__What is being asked__.
For the copy, please give all of the data again exactly and leave the pictures out.

[START OF Dataset excerpt]

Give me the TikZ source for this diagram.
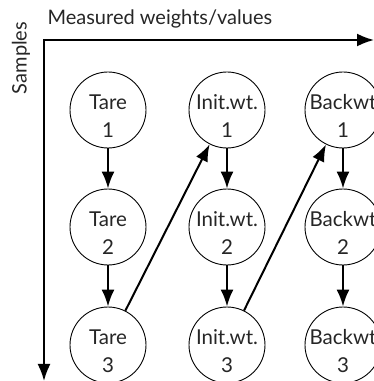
\documentclass[tikz,border=0pt]{standalone}
\usepackage{fontspec}
\setmainfont{Lato}
\usetikzlibrary{arrows.meta}
\begin{document}
\begin{tikzpicture}[x=1pt,y=1pt,
  circ/.style={circle, draw, line width=0.9pt, minimum size=76pt, inner sep=0pt},
  lbl/.style={align=center, text=black!85, font=\fontsize{20.5}{28}\selectfont, yshift=-6pt},
  arr/.style={line width=2pt, -{Latex[length=17pt,width=13pt]}}]
  \useasboundingbox (0,0) rectangle (374,381);
  % Axes (weights to the right, samples downwards)
  \coordinate (xend) at (374,341);
  \coordinate (o) at (44,341);
  \coordinate (yend) at (44,0);
  \draw[arr, {Latex[length=17pt,width=13pt]}-{Latex[length=17pt,width=13pt]}] (xend) -- (o) -- (yend);
  \node[anchor=west, text=black!85, font=\fontsize{20}{24}\selectfont] (xlab) at (44,362) {Measured weights/values};
  \node[rotate=90, text=black!85, font=\fontsize{20}{24}\selectfont] (ylab) at (21,323) {Samples};
  % Tare column
  \node[circ, label={[lbl]center:Tare\\1}] (t1) at (108,271) {};
  \node[circ, label={[lbl]center:Tare\\2}] (t2) at (108,154) {};
  \node[circ, label={[lbl]center:Tare\\3}] (t3) at (108,36) {};
  % Initial weight column
  \node[circ, label={[lbl]center:Init.wt.\\1}] (i1) at (227,271) {};
  \node[circ, label={[lbl]center:Init.wt.\\2}] (i2) at (227,154) {};
  \node[circ, label={[lbl]center:Init.wt.\\3}] (i3) at (227,36) {};
  % Backweigh column (cut off at the right edge)
  \node[circ, label={[lbl]center:Backwt\\1}] (b1) at (343,271) {};
  \node[circ, label={[lbl]center:Backwt\\2}] (b2) at (343,154) {};
  \node[circ, label={[lbl]center:Backwt\\3}] (b3) at (343,36) {};
  % Order of the weighings
  \draw[arr] (t1) -- (t2);
  \draw[arr] (t2) -- (t3);
  \draw[arr] (t3) -- (i1);
  \draw[arr] (i1) -- (i2);
  \draw[arr] (i2) -- (i3);
  \draw[arr] (i3) -- (b1);
  \draw[arr] (b1) -- (b2);
  \draw[arr] (b2) -- (b3);
\end{tikzpicture}
\end{document}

[END OF Dataset excerpt]

__Right answer__.
Give me the TikZ source for this diagram.
\documentclass[tikz,border=0pt]{standalone}
\usepackage{fontspec}
\setmainfont{Lato}
\usetikzlibrary{arrows.meta}
\begin{document}
\begin{tikzpicture}[x=1pt,y=1pt,
  circ/.style={circle, draw, line width=0.9pt, minimum size=76pt, inner sep=0pt},
  lbl/.style={align=center, text=black!85, font=\fontsize{20.5}{28}\selectfont, yshift=-6pt},
  arr/.style={line width=2pt, -{Latex[length=17pt,width=13pt]}}]
  \useasboundingbox (0,0) rectangle (374,381);
  % Axes (weights to the right, samples downwards)
  \coordinate (xend) at (374,341);
  \coordinate (o) at (44,341);
  \coordinate (yend) at (44,0);
  \draw[arr, {Latex[length=17pt,width=13pt]}-{Latex[length=17pt,width=13pt]}] (xend) -- (o) -- (yend);
  \node[anchor=west, text=black!85, font=\fontsize{20}{24}\selectfont] (xlab) at (44,362) {Measured weights/values};
  \node[rotate=90, text=black!85, font=\fontsize{20}{24}\selectfont] (ylab) at (21,323) {Samples};
  % Tare column
  \node[circ, label={[lbl]center:Tare\\1}] (t1) at (108,271) {};
  \node[circ, label={[lbl]center:Tare\\2}] (t2) at (108,154) {};
  \node[circ, label={[lbl]center:Tare\\3}] (t3) at (108,36) {};
  % Initial weight column
  \node[circ, label={[lbl]center:Init.wt.\\1}] (i1) at (227,271) {};
  \node[circ, label={[lbl]center:Init.wt.\\2}] (i2) at (227,154) {};
  \node[circ, label={[lbl]center:Init.wt.\\3}] (i3) at (227,36) {};
  % Backweigh column (cut off at the right edge)
  \node[circ, label={[lbl]center:Backwt\\1}] (b1) at (343,271) {};
  \node[circ, label={[lbl]center:Backwt\\2}] (b2) at (343,154) {};
  \node[circ, label={[lbl]center:Backwt\\3}] (b3) at (343,36) {};
  % Order of the weighings
  \draw[arr] (t1) -- (t2);
  \draw[arr] (t2) -- (t3);
  \draw[arr] (t3) -- (i1);
  \draw[arr] (i1) -- (i2);
  \draw[arr] (i2) -- (i3);
  \draw[arr] (i3) -- (b1);
  \draw[arr] (b1) -- (b2);
  \draw[arr] (b2) -- (b3);
\end{tikzpicture}
\end{document}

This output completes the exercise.